**DATA:**
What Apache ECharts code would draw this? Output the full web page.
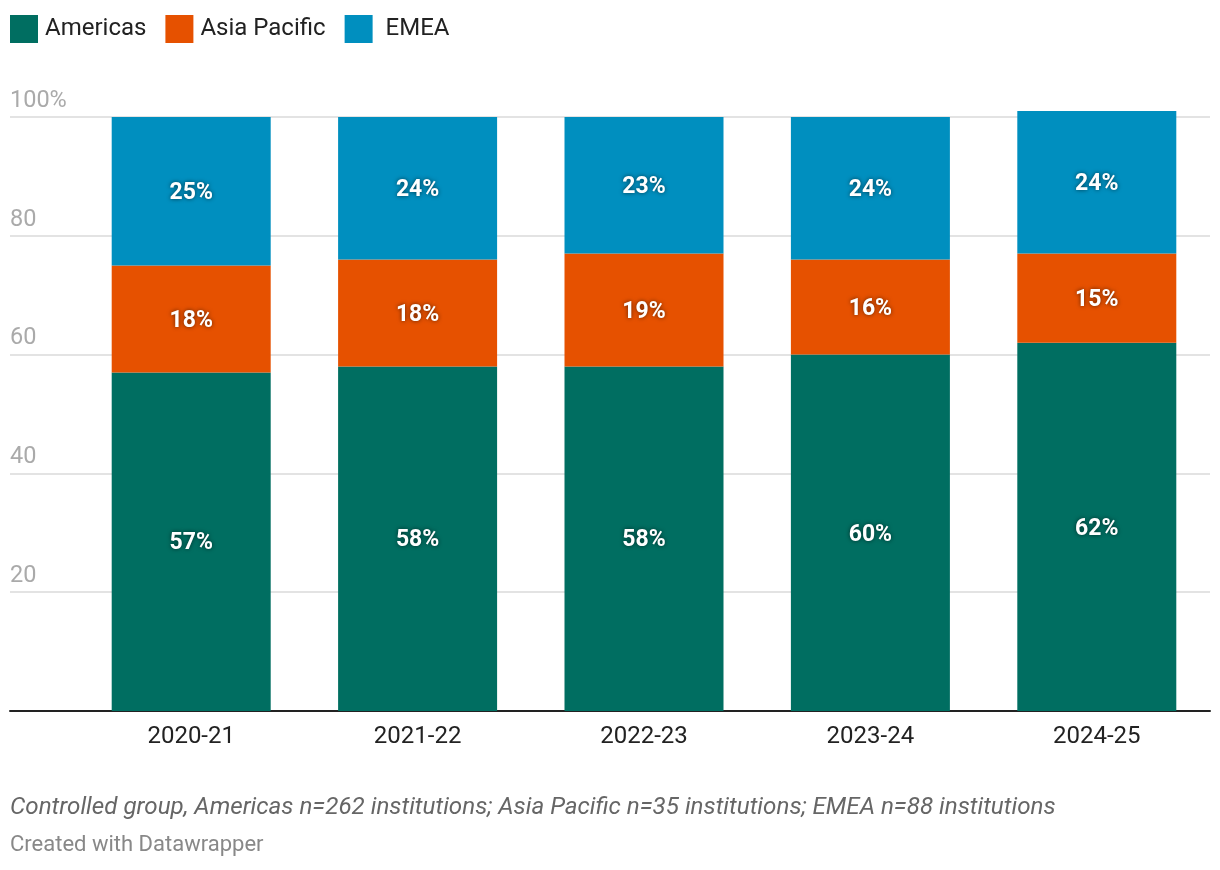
<!DOCTYPE html>
<html>
<head>
<meta charset="utf-8">
<script src="https://cdn.jsdelivr.net/npm/echarts@6/dist/echarts.min.js"></script>
<style>
html,body{margin:0;padding:0;background:#fff;}
#chart{width:1220px;height:870px;}
</style>
</head>
<body>
<div id="chart"></div>
<script>
const categories = ['2020-21', '2021-22', '2022-23', '2023-24', '2024-25'];
const americas = [57, 58, 58, 60, 62];
const asiaPacific = [18, 18, 19, 16, 15];
const emea = [25, 24, 23, 24, 24];
const seriesNames = ['Americas', 'Asia Pacific', 'EMEA'];
const colors = ['#006e61', '#e65100', '#008fbf'];
const footnote = 'Controlled group, Americas n=262 institutions; Asia Pacific n=35 institutions; EMEA n=88 institutions';
const credit = 'Created with Datawrapper';

const FONT = 'Roboto, "Noto Sans", sans-serif';
const chart = echarts.init(document.getElementById('chart'));

const labelStyle = {
  show: true,
  position: 'inside',
  formatter: '{c}%',
  color: '#fff',
  fontFamily: FONT,
  fontSize: 23,
  fontWeight: 'bold',
  textShadowColor: 'rgba(0,0,0,0.6)',
  textShadowBlur: 4,
  offset: [0, 2]
};

function barSeries(name, data, color) {
  return {
    name: name,
    type: 'bar',
    stack: 'total',
    xAxisIndex: 1,
    yAxisIndex: 1,
    data: data,
    barWidth: 159,
    clip: false,
    itemStyle: { color: color },
    label: labelStyle,
    emphasis: { disabled: true }
  };
}

chart.setOption({
  animation: false,
  color: colors,
  textStyle: { fontFamily: FONT },
  legend: {
    left: 10,
    top: 15,
    padding: 0,
    itemWidth: 28,
    itemHeight: 28,
    itemGap: 19,
    icon: 'rect',
    data: seriesNames,
    formatter: name => name === 'EMEA' ? ' ' + name : name,
    textStyle: { fontSize: 24, color: '#222', fontFamily: FONT, padding: [0, 0, 0, 2] }
  },
  grid: [
    { left: 10, right: 10, top: 117, bottom: 159 },
    { left: 78, right: 10, top: 117, bottom: 159 }
  ],
  xAxis: [
    {
      gridIndex: 0, type: 'value', min: 0, max: 1,
      axisLine: { show: true, onZero: false, lineStyle: { color: '#222', width: 2 } },
      axisTick: { show: false }, axisLabel: { show: false }, splitLine: { show: false }
    },
    {
      gridIndex: 1, type: 'category', data: categories,
      axisLine: { show: false }, axisTick: { show: false },
      axisLabel: { fontSize: 24, color: '#222', fontFamily: FONT, margin: 14 }
    }
  ],
  yAxis: [
    {
      gridIndex: 0, type: 'value', min: 0, max: 100, interval: 20,
      axisLine: { show: false }, axisTick: { show: false },
      axisLabel: {
        inside: true, margin: 0, verticalAlign: 'bottom',
        padding: [0, 0, 4, 0],
        fontSize: 23.5, color: '#aaa', fontFamily: FONT,
        formatter: v => v === 0 ? '' : (v === 100 ? '100%' : String(v))
      },
      splitLine: { lineStyle: { color: '#e3e3e3', width: 2 } }
    },
    {
      gridIndex: 1, type: 'value', min: 0, max: 100, show: false,
      splitLine: { show: false }
    }
  ],
  series: [
    barSeries(seriesNames[0], americas, colors[0]),
    barSeries(seriesNames[1], asiaPacific, colors[1]),
    barSeries(seriesNames[2], emea, colors[2])
  ],
  graphic: [
    {
      type: 'text', left: 10, top: 796,
      style: { text: footnote, fontFamily: FONT, fontSize: 24.2, fontStyle: 'italic', fill: '#666' }
    },
    {
      type: 'text', left: 10, top: 834,
      style: { text: credit, fontFamily: FONT, fontSize: 22, fill: '#888' }
    }
  ]
});
</script>
</body>
</html>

**PROMPT:** Without the pictures, return the listing above from its first line through the line that has "const chart = echarts.init(document.getElementById('chart'));".

**RESPONSE TO THE TASK:**
What Apache ECharts code would draw this? Output the full web page.
<!DOCTYPE html>
<html>
<head>
<meta charset="utf-8">
<script src="https://cdn.jsdelivr.net/npm/echarts@6/dist/echarts.min.js"></script>
<style>
html,body{margin:0;padding:0;background:#fff;}
#chart{width:1220px;height:870px;}
</style>
</head>
<body>
<div id="chart"></div>
<script>
const categories = ['2020-21', '2021-22', '2022-23', '2023-24', '2024-25'];
const americas = [57, 58, 58, 60, 62];
const asiaPacific = [18, 18, 19, 16, 15];
const emea = [25, 24, 23, 24, 24];
const seriesNames = ['Americas', 'Asia Pacific', 'EMEA'];
const colors = ['#006e61', '#e65100', '#008fbf'];
const footnote = 'Controlled group, Americas n=262 institutions; Asia Pacific n=35 institutions; EMEA n=88 institutions';
const credit = 'Created with Datawrapper';

const FONT = 'Roboto, "Noto Sans", sans-serif';
const chart = echarts.init(document.getElementById('chart'));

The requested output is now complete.